We all grow up playing football in the park but it’s not always been easy for girls, writes Anna Doble, head of online at Channel 4 News, and junior school left winger.
You may have noticed a major football tournament is currently taking place – that’s right, the Women’s European Football Championships in Sweden. Otherwise known as the women’s Euros.
Tonight England play a crunch match against France in the group stages. Victory would secure their onward passage to the quarter-finals. So St George’s flags at the ready, fingernails chewed, beers on ice. Right?
Boosted by the Olympics, women’s football has certainly been getting more attention. Even the more negative media coverage – like this – is a sign that women’s football is now on the agenda. It’s on the TV too, which helps.
“This is the most accessible that the Women’s European Championship has ever been which should hopefully bring a brand new audience to the women’s game,” Hope Powell, England team coach, said at the start of the tournament.
Not bad going for a professional sport effectively banned by the Football Association for half a century.

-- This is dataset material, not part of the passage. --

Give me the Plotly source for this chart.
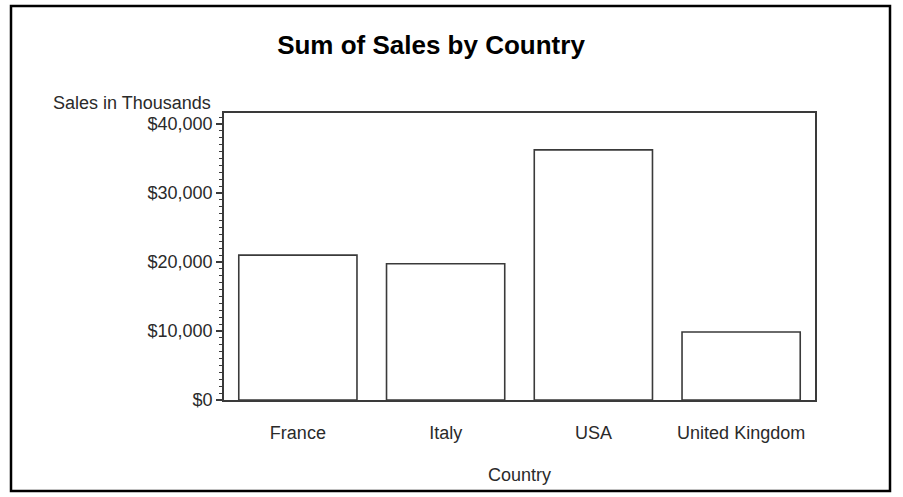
import plotly.graph_objects as go

countries = ["France", "Italy", "USA", "United Kingdom"]
sales = [21000, 19750, 36250, 9850]
y_ticks = [0, 10000, 20000, 30000, 40000]
y_tick_labels = ["$0", "$10,000", "$20,000", "$30,000", "$40,000"]

FONT = "Liberation Sans, Arial, sans-serif"
TXT = "#2a2a2a"
LINE = "#3a3a3a"

fig = go.Figure(
    go.Bar(
        x=countries,
        y=sales,
        marker=dict(color="white", line=dict(color=LINE, width=1.6)),
        hoverinfo="x+y",
    )
)

fig.update_layout(
    width=903,
    height=497,
    margin=dict(l=224, r=88, t=113, b=97),
    paper_bgcolor="white",
    plot_bgcolor="white",
    bargap=0.2,
    showlegend=False,
    font=dict(family=FONT, size=18, color=TXT),
    title=dict(
        text="<b>Sum of Sales by Country</b>",
        x=431 / 903,
        xanchor="center",
        xref="container",
        y=1 - 45 / 497,
        yanchor="middle",
        yref="container",
        font=dict(family=FONT, size=26, color="black"),
    ),
)

fig.update_xaxes(
    showgrid=False,
    showline=True,
    linecolor=LINE,
    linewidth=1.6,
    mirror=True,
    ticks="",
    ticklabelstandoff=16,
    tickfont=dict(size=18, color=TXT),
    title=dict(text="Country", standoff=26, font=dict(size=18, color=TXT)),
)

fig.update_yaxes(
    range=[0, 41600],
    showgrid=False,
    zeroline=False,
    showline=True,
    linecolor=LINE,
    linewidth=1.6,
    mirror=True,
    tickmode="array",
    tickvals=y_ticks,
    ticktext=y_tick_labels,
    ticks="outside",
    ticklen=6,
    tickwidth=1.5,
    tickcolor=LINE,
    tickfont=dict(size=18, color=TXT),
    minor=dict(dtick=1000, ticks="outside", ticklen=3, tickwidth=1.3, tickcolor=LINE),
)

fig.add_annotation(
    text="Sales in Thousands",
    xref="paper",
    yref="paper",
    x=(213 - 224) / 591,
    y=(400 - 103) / 287,
    xanchor="right",
    yanchor="middle",
    showarrow=False,
    font=dict(family=FONT, size=18, color=TXT),
)

# outer frame around the whole graphic
fig.add_shape(
    type="rect",
    xref="paper",
    yref="paper",
    x0=(11 - 224) / 591,
    x1=(890 - 224) / 591,
    y0=(400 - 491) / 287,
    y1=(400 - 6) / 287,
    line=dict(color="black", width=2.5),
    fillcolor="rgba(0,0,0,0)",
    layer="below",
)

fig.write_html(
    "out.html",
    config={"displayModeBar": False},
    post_script="document.body.style.margin='0';document.body.style.overflow='hidden';",
)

So just how accessible is girls and women’s football?
Take a look at this photo from the 1989/90 season. Who’s that girl?
Castle Junior School squad 89/90, Knaresborough, N Yorks. (Picture: Tempest Photography)
It’s me. As a 10-year-old I played football for my school team for two happy seasons.
My brief career on the left wing was made possible by a forward-thinking teacher, encouraging parents, and a nice bunch of boys who made me feel welcome; sometimes even using me to wind up the opposition: “Yeah, she’s a girl. She’s our secret weapon.”
Perhaps my rare left-footedness helped secure a place in the Castle Junior “dream team” (we won, a lot) but a secret weapon I was not: just an average sporty kid who wanted to play football on a Tuesday night. And a girl.
My view was that if you were good enough for the team then all I cared about was winning. Ian Allan
“My only worry back then was that I thought that girls were weaker and when we played in the ‘rougher areas’ you may have got hurt. But I recall standing up for some of the lads now more than you,” says Ian Allan, the former captain of that team (middle, top).
“It made no odds to me personally that we had a girl in the team. My view was that if you were good enough for the team then all I cared about was winning.”
Of all my memories of school sport, these are the fondest: darting down the left flank of a muddy, slanting pitch, crossing the ball into the box and watching the likes of Ian slot the ball home.
And then came secondary school. Football was simply not an option. Netball and hockey it was for me. I meekly accepted – and never played football “competitively” again.
Today there are 5,143 registered girls’ youth teams and 1,437 adult sides in England alone.
Between now and 2017 Sport England is spending £30m on grassroots football with a focus on getting and keeping girls on the pitch. The investment – second only to cycling across 46 sports – is being used by the FA to develop the next generation of female players, with the overall aim of making women’s football the second largest participation sport in the country, overtaking men’s cricket.
A girl kicks a ball during the FA Girl’s Football Festival at Preston Park in Brighton, June 2013. (Getty)
The FA’s “Game Changer” programme, launched last autumn, is developing centres of excellence, elite performance camps and a female coach mentoring scheme. There is also now an annual celebration of girls’ football around the country. Last year nearly 7,000 girls took part in the FA Girls’ Football Festivals – free events which combine music and lifestyle to attract more females to the beautiful game.
So is it working? Official figures show that, despite the massive push, fewer females are playing football on a weekly basis now than in 2005/06 when Sport England began counting. As ever, the English weather gets the blame. But with more women’s football coverage on TV and in the media, the consensus is that the elite game is growing fast and paving the way for aspiring young players.
“British society does not value female sports stars as much as it values the men. But times are changing, certainly since I was a kid,” says former player and sports journalist Jessica Creighton. “There are more opportunities to play, top teams have scholarships to help you study while you play, and women can also now earn a living from playing too.”
Record England goal scorer Kelly Smith. (Getty)
“A decade ago it was almost a novelty, whereas now, we as a society are less shocked to see a little girl with pigtails kicking a ball around the park,” Natasha Henry, the brains behind new magazine Women in Sport, told Channel 4 News.
“The girls who struggled to find teams to play with all those years ago, have become the coaches and facilitators of today and because of their own experiences they’re now ensuring that young girls in 2013 do not face the same struggles.”
So will we ever see a female David Beckham?
“If you judge by caps, goals and trophies; then we already have several. But if you deem a superstar to be who has the most commercial deals; then I doubt it,” says Henry.
“It’s absolutely possible,” says Anna Kessel, a sports writer for the Guardian.
“Most fans of the men’s game can name female players – [Brazilian star] Marta and England’s Kelly Smith (pictured).
“You’ve only got to look at tennis to see that women can have that stellar appeal.”
With that, I shall dig out my shin pads and get down to the park. It’s a game of two halves…
Rare appearance – me, right, 34, playing in the Amnesty media football tournament, 2013.